------ Provided material ------

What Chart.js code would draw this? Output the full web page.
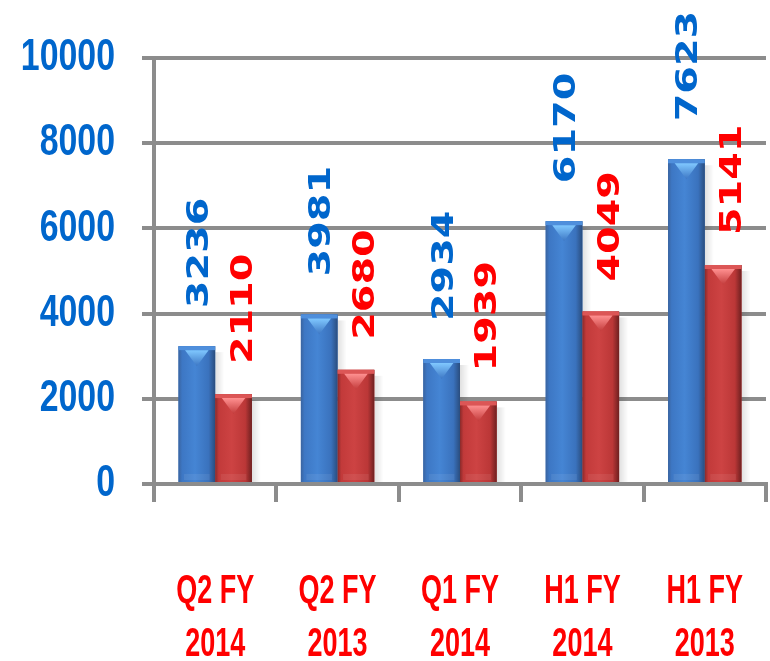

------
------ Provided material ------

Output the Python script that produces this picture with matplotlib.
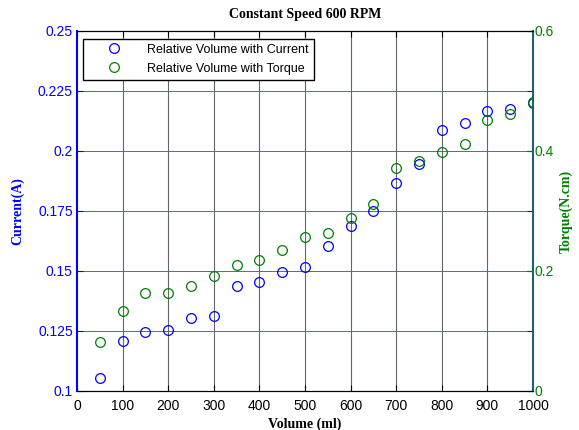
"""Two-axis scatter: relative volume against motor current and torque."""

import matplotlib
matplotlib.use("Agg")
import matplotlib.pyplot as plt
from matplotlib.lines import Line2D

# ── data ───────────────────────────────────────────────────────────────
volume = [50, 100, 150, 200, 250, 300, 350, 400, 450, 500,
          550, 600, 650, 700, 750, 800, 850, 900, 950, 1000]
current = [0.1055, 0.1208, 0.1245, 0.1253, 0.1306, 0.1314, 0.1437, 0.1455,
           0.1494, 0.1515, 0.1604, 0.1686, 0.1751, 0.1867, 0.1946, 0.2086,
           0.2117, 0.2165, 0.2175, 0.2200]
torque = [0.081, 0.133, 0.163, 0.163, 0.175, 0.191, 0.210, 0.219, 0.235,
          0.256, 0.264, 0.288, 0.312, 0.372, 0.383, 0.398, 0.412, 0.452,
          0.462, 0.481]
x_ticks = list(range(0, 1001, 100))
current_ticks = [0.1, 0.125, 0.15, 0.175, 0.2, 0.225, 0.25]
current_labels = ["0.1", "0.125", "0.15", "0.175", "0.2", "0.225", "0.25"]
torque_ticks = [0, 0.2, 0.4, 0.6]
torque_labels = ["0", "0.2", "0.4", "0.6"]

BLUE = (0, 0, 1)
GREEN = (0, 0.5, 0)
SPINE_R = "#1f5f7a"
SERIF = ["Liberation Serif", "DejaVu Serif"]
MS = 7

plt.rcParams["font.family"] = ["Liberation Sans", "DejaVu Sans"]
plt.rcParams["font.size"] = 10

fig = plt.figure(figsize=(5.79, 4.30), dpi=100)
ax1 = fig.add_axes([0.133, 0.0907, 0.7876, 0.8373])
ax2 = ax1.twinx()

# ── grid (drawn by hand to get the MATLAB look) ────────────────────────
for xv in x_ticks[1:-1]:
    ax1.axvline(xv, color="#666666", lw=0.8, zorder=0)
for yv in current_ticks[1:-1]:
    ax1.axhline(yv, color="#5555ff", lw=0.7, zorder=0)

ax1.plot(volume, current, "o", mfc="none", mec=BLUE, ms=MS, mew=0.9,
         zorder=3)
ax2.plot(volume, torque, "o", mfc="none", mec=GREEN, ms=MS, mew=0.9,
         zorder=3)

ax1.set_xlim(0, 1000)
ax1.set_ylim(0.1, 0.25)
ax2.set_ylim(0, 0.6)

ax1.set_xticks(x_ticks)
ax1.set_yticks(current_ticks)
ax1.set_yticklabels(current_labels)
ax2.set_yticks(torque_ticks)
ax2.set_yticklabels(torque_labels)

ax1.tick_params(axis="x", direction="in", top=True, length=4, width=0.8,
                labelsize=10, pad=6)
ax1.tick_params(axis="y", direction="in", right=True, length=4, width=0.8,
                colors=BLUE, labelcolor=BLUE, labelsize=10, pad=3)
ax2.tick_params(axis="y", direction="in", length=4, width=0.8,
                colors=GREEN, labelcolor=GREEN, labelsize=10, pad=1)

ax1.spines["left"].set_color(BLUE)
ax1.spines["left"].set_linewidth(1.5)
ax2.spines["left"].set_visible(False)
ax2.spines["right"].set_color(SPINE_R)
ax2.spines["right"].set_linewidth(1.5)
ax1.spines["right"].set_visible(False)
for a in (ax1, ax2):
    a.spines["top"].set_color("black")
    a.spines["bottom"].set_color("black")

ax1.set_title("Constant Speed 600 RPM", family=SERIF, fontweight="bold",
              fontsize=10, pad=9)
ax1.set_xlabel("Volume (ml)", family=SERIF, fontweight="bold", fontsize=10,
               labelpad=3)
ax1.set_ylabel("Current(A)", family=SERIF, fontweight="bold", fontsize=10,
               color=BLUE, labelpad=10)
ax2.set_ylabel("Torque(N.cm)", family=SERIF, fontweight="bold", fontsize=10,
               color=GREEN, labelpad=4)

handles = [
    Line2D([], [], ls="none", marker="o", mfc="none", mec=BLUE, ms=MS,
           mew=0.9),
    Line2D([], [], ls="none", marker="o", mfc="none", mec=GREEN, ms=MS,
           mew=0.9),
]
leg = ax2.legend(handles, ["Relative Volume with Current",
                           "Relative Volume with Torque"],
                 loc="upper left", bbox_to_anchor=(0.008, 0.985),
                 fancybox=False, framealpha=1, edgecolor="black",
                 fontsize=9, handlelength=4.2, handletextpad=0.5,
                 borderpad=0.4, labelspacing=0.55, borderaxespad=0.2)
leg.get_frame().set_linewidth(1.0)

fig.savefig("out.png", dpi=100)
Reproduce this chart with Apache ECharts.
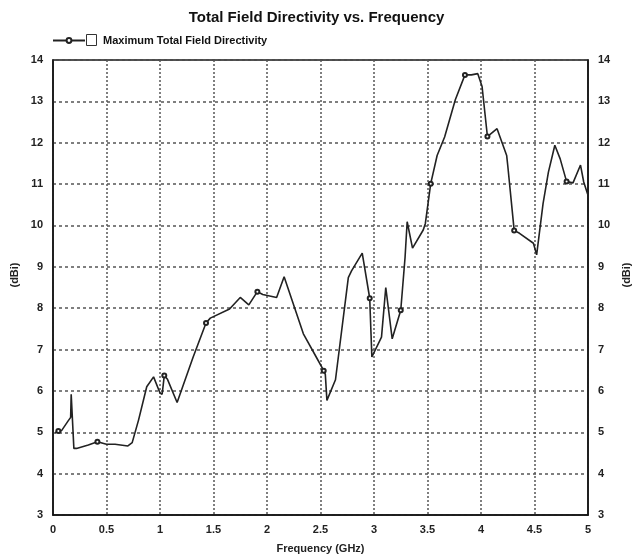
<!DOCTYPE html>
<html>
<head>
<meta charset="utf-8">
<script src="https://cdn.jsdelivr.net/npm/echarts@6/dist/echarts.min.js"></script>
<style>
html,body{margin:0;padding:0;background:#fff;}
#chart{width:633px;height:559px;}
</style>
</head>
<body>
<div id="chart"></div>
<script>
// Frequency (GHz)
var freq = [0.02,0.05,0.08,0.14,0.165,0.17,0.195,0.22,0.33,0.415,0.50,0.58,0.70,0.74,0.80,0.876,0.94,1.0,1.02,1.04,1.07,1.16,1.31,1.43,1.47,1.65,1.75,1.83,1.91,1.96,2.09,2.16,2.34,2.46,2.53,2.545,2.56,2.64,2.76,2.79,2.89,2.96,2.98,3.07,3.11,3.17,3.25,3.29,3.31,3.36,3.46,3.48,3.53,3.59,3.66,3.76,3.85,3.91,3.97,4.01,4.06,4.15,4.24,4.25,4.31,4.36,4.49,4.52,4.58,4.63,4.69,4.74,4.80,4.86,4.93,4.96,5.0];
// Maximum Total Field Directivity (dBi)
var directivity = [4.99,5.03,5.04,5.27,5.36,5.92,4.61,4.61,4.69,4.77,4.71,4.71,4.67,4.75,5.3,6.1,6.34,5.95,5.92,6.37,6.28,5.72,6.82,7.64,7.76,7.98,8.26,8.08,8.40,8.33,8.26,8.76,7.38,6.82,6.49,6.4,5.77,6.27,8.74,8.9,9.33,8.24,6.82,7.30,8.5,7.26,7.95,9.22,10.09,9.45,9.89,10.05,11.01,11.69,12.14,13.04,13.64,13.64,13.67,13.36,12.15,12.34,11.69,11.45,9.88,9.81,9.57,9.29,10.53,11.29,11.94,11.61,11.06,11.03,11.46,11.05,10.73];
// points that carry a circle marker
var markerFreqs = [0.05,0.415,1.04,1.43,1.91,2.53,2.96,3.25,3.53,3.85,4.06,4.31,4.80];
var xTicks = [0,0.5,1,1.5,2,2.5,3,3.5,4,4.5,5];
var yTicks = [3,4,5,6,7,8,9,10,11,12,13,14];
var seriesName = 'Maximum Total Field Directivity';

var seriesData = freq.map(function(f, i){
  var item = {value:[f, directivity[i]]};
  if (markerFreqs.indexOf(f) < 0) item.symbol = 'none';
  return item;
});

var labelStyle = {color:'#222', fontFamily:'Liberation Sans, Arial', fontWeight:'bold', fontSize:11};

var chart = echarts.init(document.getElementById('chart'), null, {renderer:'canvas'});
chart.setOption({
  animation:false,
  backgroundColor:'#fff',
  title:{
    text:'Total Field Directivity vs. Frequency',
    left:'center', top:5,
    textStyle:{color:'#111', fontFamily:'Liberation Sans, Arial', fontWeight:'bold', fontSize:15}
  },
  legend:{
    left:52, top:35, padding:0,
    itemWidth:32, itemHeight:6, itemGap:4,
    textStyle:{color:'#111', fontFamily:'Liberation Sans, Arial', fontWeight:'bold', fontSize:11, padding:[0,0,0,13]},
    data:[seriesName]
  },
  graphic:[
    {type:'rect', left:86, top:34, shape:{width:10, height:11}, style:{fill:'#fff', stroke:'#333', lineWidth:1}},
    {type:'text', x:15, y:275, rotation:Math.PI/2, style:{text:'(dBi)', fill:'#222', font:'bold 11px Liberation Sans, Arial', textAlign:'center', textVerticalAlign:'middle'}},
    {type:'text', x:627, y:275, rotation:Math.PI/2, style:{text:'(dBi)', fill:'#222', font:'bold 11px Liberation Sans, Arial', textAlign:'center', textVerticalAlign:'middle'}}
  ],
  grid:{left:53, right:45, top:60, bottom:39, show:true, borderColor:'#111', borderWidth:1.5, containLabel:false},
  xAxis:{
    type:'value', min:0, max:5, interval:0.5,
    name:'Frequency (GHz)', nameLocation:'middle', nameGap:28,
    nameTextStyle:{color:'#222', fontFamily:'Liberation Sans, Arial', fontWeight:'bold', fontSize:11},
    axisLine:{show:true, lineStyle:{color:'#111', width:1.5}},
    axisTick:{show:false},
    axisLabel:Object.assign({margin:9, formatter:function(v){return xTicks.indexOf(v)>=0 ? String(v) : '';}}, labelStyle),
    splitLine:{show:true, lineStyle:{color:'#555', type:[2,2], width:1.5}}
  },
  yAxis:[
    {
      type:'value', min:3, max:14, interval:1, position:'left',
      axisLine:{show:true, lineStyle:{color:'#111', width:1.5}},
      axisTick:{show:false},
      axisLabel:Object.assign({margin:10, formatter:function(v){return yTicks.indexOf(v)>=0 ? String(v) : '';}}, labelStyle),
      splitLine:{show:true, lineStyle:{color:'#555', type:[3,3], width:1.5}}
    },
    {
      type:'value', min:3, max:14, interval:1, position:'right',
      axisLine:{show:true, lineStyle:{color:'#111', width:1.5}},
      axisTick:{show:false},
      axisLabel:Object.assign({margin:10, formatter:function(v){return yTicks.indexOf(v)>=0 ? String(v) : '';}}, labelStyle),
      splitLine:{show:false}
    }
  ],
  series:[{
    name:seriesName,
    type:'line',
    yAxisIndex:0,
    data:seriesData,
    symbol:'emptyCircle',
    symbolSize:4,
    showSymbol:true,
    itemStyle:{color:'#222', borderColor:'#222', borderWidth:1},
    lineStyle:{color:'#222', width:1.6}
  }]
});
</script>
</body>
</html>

------

* _What needs to be done_:
How many lines in the records above contain the word "Output"? Give only the number.

* _Response to this task_:
2